• _What is asked_
Reproduce nothing but the lines from the start of the material through the line that includes "const FIELD_STEP = 0.002;", both ends included, and omit every picture.

• _Material provided_
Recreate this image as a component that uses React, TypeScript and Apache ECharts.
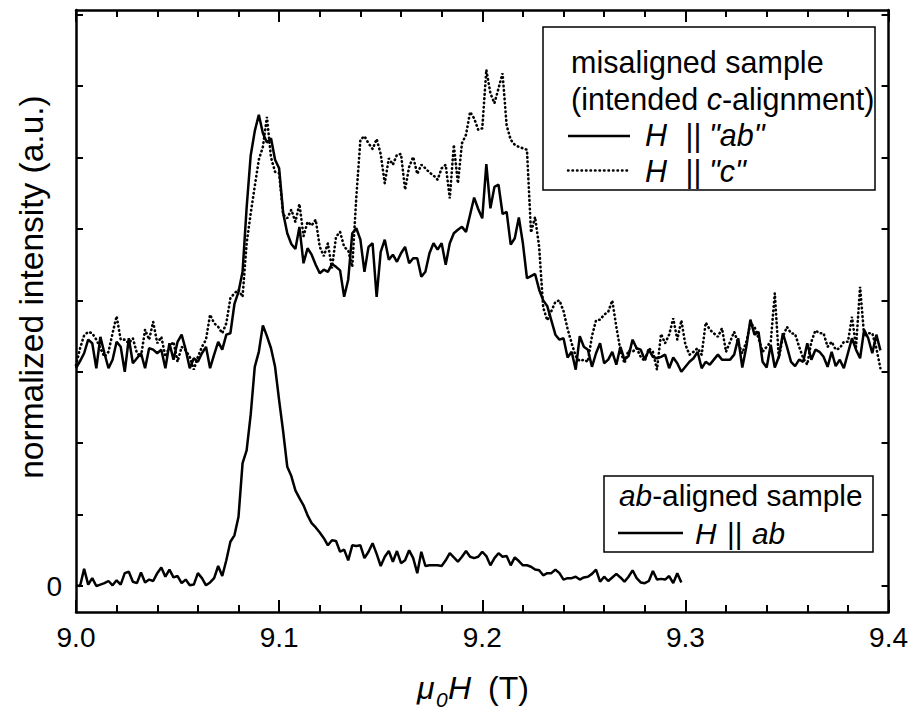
import React, { useEffect, useRef } from "react";
import * as echarts from "echarts";

// Field grid of the measurement (tesla)
const FIELD_START = 9.0;
const FIELD_STEP = 0.002;

// ab-aligned sample, H || ab (normalized intensity, arbitrary units)
const abAlignedHab = [
  0.01, 0.0, 0.24, 0.02, 0.11, 0.0, 0.02, 0.04, 0.07, 0.01,
  0.08, 0.02, 0.18, 0.2, 0.06, 0.04, 0.19, 0.05, 0.09, 0.07,
  0.18, 0.26, 0.13, 0.23, 0.12, 0.14, 0.04, 0.09, 0.01, 0.02,
  0.18, 0.11, 0.01, 0.05, 0.11, 0.28, 0.14, 0.36, 0.62, 0.71,
  0.97, 1.72, 1.9, 2.4, 3.07, 3.28, 3.65, 3.5, 3.33, 3.07,
  2.6, 2.16, 1.67, 1.54, 1.34, 1.23, 1.13, 0.99, 0.88, 0.82,
  0.75, 0.67, 0.57, 0.64, 0.63, 0.48, 0.51, 0.36, 0.57, 0.56,
  0.57, 0.39, 0.48, 0.6, 0.45, 0.28, 0.41, 0.49, 0.34, 0.49,
  0.32, 0.36, 0.5, 0.39, 0.18, 0.48, 0.28, 0.29, 0.29, 0.29,
  0.28, 0.36, 0.46, 0.4, 0.34, 0.41, 0.49, 0.41, 0.39, 0.41,
  0.48, 0.42, 0.29, 0.39, 0.46, 0.41, 0.42, 0.29, 0.4, 0.35,
  0.29, 0.29, 0.27, 0.23, 0.22, 0.15, 0.18, 0.18, 0.23, 0.18,
  0.09, 0.11, 0.11, 0.13, 0.09, 0.12, 0.13, 0.17, 0.23, 0.06,
  0.13, 0.07, 0.12, 0.17, 0.12, 0.06, 0.13, 0.22, 0.11, 0.05,
  0.04, 0.07, 0.21, 0.09, 0.1, 0.09, 0.14, 0.04, 0.18, 0.05,
];

// misaligned sample, H || "ab"
const misalignedHab = [
  3.05, 3.15, 3.26, 3.45, 3.4, 3.05, 3.49, 3.26, 3.05, 3.17,
  3.42, 3.35, 3.0, 3.47, 3.12, 3.19, 3.26, 3.05, 3.33, 3.31,
  3.26, 3.31, 3.05, 3.4, 3.17, 3.42, 3.52, 3.31, 3.05, 3.19,
  3.14, 3.26, 3.35, 3.05, 3.24, 3.42, 3.31, 3.52, 3.54, 3.95,
  4.12, 4.4, 5.3, 6.03, 6.37, 6.6, 6.34, 6.21, 6.27, 5.97,
  5.85, 5.22, 4.94, 4.79, 4.72, 5.03, 4.52, 4.73, 4.64, 4.5,
  4.38, 4.43, 4.4, 4.51, 4.47, 4.42, 4.05, 4.29, 4.94, 5.01,
  4.85, 4.4, 4.75, 4.8, 4.05, 4.68, 4.85, 4.57, 4.64, 4.54,
  4.66, 4.75, 4.52, 4.59, 4.59, 4.33, 4.4, 4.66, 4.8, 4.71,
  4.8, 4.5, 4.8, 4.94, 4.99, 5.03, 4.96, 5.2, 5.44, 5.28,
  5.15, 5.91, 5.29, 5.59, 5.62, 5.21, 5.24, 4.78, 4.87, 5.16,
  4.8, 4.31, 4.34, 4.37, 4.15, 4.0, 3.92, 3.72, 3.52, 3.45,
  3.47, 3.2, 3.28, 3.03, 3.5, 3.35, 3.31, 3.07, 3.26, 3.4,
  3.12, 3.17, 3.28, 3.1, 3.35, 3.17, 3.22, 3.45, 3.33, 3.31,
  3.17, 3.31, 3.21, 3.19, 3.21, 3.24, 3.05, 3.2, 3.12, 3.0,
  3.07, 3.14, 3.19, 3.28, 3.05, 3.14, 3.1, 3.17, 3.24, 3.17,
  3.17, 3.17, 3.24, 3.47, 3.06, 3.35, 3.73, 3.52, 3.56, 3.14,
  3.06, 3.38, 3.06, 3.21, 3.54, 3.35, 3.14, 3.08, 3.17, 3.14,
  3.4, 3.17, 3.31, 3.28, 3.21, 3.07, 3.28, 3.08, 3.17, 3.05,
  3.26, 3.47, 3.31, 3.19, 3.59, 3.47, 3.26, 3.52, 3.3,
];

// misaligned sample, H || "c"
const misalignedHc = [
  3.09, 3.33, 3.51, 3.56, 3.54, 3.45, 3.33, 3.21, 3.28, 3.54,
  3.78, 3.45, 3.45, 3.4, 3.47, 3.26, 3.21, 3.59, 3.45, 3.7,
  3.4, 3.49, 3.21, 3.35, 3.42, 3.14, 3.35, 3.3, 3.21, 3.03,
  3.21, 3.35, 3.45, 3.8, 3.68, 3.63, 3.54, 3.68, 4.03, 4.1,
  4.15, 4.05, 4.8, 5.22, 5.6, 5.97, 6.15, 6.57, 6.0, 5.8,
  5.78, 5.2, 5.15, 5.27, 5.1, 5.35, 4.9, 5.1, 5.05, 5.13,
  4.75, 4.62, 4.8, 4.45, 4.89, 4.96, 4.75, 4.7, 4.47, 5.45,
  6.25, 6.3, 6.2, 6.12, 6.26, 6.05, 5.64, 5.99, 5.9, 6.04,
  6.05, 5.55, 5.87, 6.01, 5.77, 5.9, 5.85, 5.79, 5.75, 5.69,
  5.85, 5.9, 5.43, 6.18, 5.64, 6.2, 6.32, 6.64, 6.55, 6.39,
  6.41, 7.23, 6.9, 6.76, 6.97, 7.18, 6.45, 6.25, 6.18, 6.15,
  6.13, 6.11, 4.95, 5.17, 4.75, 3.9, 3.72, 3.85, 3.98, 4.0,
  3.85, 3.6, 3.4, 3.22, 3.15, 3.17, 3.14, 3.5, 3.72, 3.73,
  3.8, 3.84, 4.0, 3.63, 3.3, 3.12, 3.3, 3.28, 3.33, 3.21,
  3.15, 3.33, 3.28, 3.03, 3.53, 3.4, 3.52, 3.75, 3.45, 3.72,
  3.38, 3.24, 3.28, 3.33, 3.24, 3.69, 3.59, 3.54, 3.49, 3.61,
  3.28, 3.42, 3.56, 3.4, 3.26, 3.42, 3.68, 3.63, 3.47, 3.28,
  3.35, 3.42, 4.1, 3.19, 3.49, 3.63, 3.54, 3.53, 3.35, 3.19,
  3.1, 3.42, 3.58, 3.54, 3.54, 3.35, 3.42, 3.31, 3.33, 3.42,
  3.42, 3.77, 3.35, 4.19, 3.5, 3.54, 3.54, 3.33, 3.05,
];

// Axes
const X_MIN = 9.0;
const X_MAX = 9.4;
const X_INTERVAL = 0.1;
const Y_MIN = -0.364;
const Y_MAX = 8.067;
const Y_TICKS = [0, 1, 2, 3, 4, 5, 6, 7, 8];
const Y_TICK_LABELS = [0];

const FONT = '"Liberation Sans", Arial, Helvetica, sans-serif';

const toPairs = (vals: number[]) =>
  vals.map((v, i) => [+(FIELD_START + i * FIELD_STEP).toFixed(4), v]);

const black = "#000";
const axisLineStyle = { color: black, width: 2.5 };

const xCommon = (position: "top" | "bottom", showLabels: boolean) => ({
  type: "value",
  position,
  min: X_MIN,
  max: X_MAX,
  interval: X_INTERVAL,
  axisLine: { show: true, onZero: false, lineStyle: axisLineStyle },
  axisTick: { show: true, inside: true, length: 12, lineStyle: { color: black, width: 2 } },
  minorTick: { show: true, splitNumber: 5, length: 7, lineStyle: { color: black, width: 2 } },
  splitLine: { show: false },
  minorSplitLine: { show: false },
  axisLabel: {
    show: showLabels,
    formatter: (v: number) => v.toFixed(1),
    fontSize: 28,
    fontFamily: FONT,
    color: black,
    margin: 11,
  },
});

const yCommon = (position: "left" | "right", showLabels: boolean) => ({
  type: "value",
  position,
  min: Y_MIN,
  max: Y_MAX,
  axisLine: { show: true, onZero: false, lineStyle: axisLineStyle },
  axisTick: {
    show: true,
    inside: true,
    length: 7,
    customValues: Y_TICKS,
    lineStyle: { color: black, width: 2 },
  },
  splitLine: { show: false },
  axisLabel: {
    show: showLabels,
    customValues: Y_TICK_LABELS,
    formatter: (v: number) => String(Math.round(v)),
    fontSize: 28,
    fontFamily: FONT,
    color: black,
    margin: 14,
  },
});

const txt = (
  x: number,
  y: number,
  text: string,
  opts: { italic?: boolean; size?: number; align?: string; rotation?: number } = {}
) => ({
  type: "text",
  x,
  y,
  z: 100,
  rotation: opts.rotation || 0,
  style: {
    text,
    fontSize: opts.size || 30.5,
    fontFamily: FONT,
    fontStyle: opts.italic ? "italic" : "normal",
    fill: black,
    textAlign: opts.align || "left",
    textVerticalAlign: "middle",
    verticalAlign: "middle",
  },
});

const richTxt = (x: number, y: number, text: string, size: number) => ({
  type: "text",
  x,
  y,
  z: 100,
  style: {
    text,
    fontSize: size,
    fontFamily: FONT,
    fill: black,
    textAlign: "left",
    textVerticalAlign: "middle",
    verticalAlign: "middle",
    rich: {
      n: { fontSize: size, fontFamily: FONT, fill: black, color: black },
      i: { fontSize: size, fontFamily: FONT, fontStyle: "italic", fill: black, color: black },
    },
  },
});

const seg = (x1: number, y1: number, x2: number, y2: number, dotted?: boolean) => ({
  type: "line",
  z: 100,
  shape: { x1, y1, x2, y2 },
  style: dotted
    ? { stroke: black, lineWidth: 2.5, lineDash: [0.5, 4], lineCap: "round", fill: null }
    : { stroke: black, lineWidth: 2.5, fill: null },
});

const box = (x: number, y: number, width: number, height: number) => ({
  type: "rect",
  z: 99,
  shape: { x, y, width, height },
  style: { stroke: black, lineWidth: 1.5, fill: "#fff" },
});

export default function App() {
  const ref = useRef<HTMLDivElement>(null);

  useEffect(() => {
    if (!ref.current) return;
    const chart = echarts.init(ref.current, null, { renderer: "svg" });
    const option: any = {
      animation: false,
      backgroundColor: "#fff",
      grid: { left: 76, right: 20, top: 10, bottom: 99, containLabel: false },
      xAxis: [xCommon("bottom", true), xCommon("top", false)],
      yAxis: [yCommon("left", true), yCommon("right", false)],
      series: [
        {
          name: 'H || "c"',
          type: "line",
          xAxisIndex: 0,
          yAxisIndex: 0,
          data: toPairs(misalignedHc),
          showSymbol: false,
          symbol: "none",
          lineStyle: { color: black, width: 2.6, type: [0.5, 3.8], cap: "round" },
          z: 2,
        },
        {
          name: 'H || "ab"',
          type: "line",
          xAxisIndex: 0,
          yAxisIndex: 0,
          data: toPairs(misalignedHab),
          showSymbol: false,
          symbol: "none",
          lineStyle: { color: black, width: 2.5 },
          z: 3,
        },
        {
          name: "H || ab",
          type: "line",
          xAxisIndex: 0,
          yAxisIndex: 0,
          data: toPairs(abAlignedHab),
          showSymbol: false,
          symbol: "none",
          lineStyle: { color: black, width: 2.5 },
          z: 3,
        },
      ],
      graphic: [
        // legend 1
        box(543, 27, 332, 163),
        txt(571, 62, "misaligned sample"),
        richTxt(571, 99, "{n|(intended }{i|c}{n|-alignment)}", 30.5),
        seg(568, 136, 630, 136),
        txt(645, 135, "H", { italic: true }),
        txt(685.5, 135, "||"),
        txt(709, 135, '"ab"', { italic: true }),
        seg(568, 170.5, 630, 170.5, true),
        txt(645, 171, "H", { italic: true }),
        txt(685.5, 171, "||"),
        txt(709, 171, '"c"', { italic: true }),
        // legend 2
        box(604, 476, 269, 76),
        richTxt(619, 495.5, "{i|ab}{n|-aligned sample}", 29.8),
        seg(618, 533, 683, 533),
        txt(695, 533, "H", { italic: true, size: 29.8 }),
        txt(727, 533, "||", { size: 29.8 }),
        txt(752, 533, "ab", { italic: true, size: 29.8 }),
        // axis titles
        txt(31, 287, "normalized intensity (a.u.)", { size: 33.5, align: "center", rotation: Math.PI / 2 }),
        txt(417, 688, "\u03bc", { italic: true, size: 32 }),
        txt(436, 699, "0", { italic: true, size: 21 }),
        txt(448, 688, "H", { italic: true, size: 32 }),
        txt(488, 688, "(T)", { size: 32 }),
      ],
    };
    chart.setOption(option);
    return () => chart.dispose();
  }, []);

  return (
    <div
      ref={ref}
      style={{ position: "absolute", left: 0, top: 0, width: 911, height: 711, background: "#fff" }}
    />
  );
}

• _Complete response_
Recreate this image as a component that uses React, TypeScript and Apache ECharts.
import React, { useEffect, useRef } from "react";
import * as echarts from "echarts";

// Field grid of the measurement (tesla)
const FIELD_START = 9.0;
const FIELD_STEP = 0.002;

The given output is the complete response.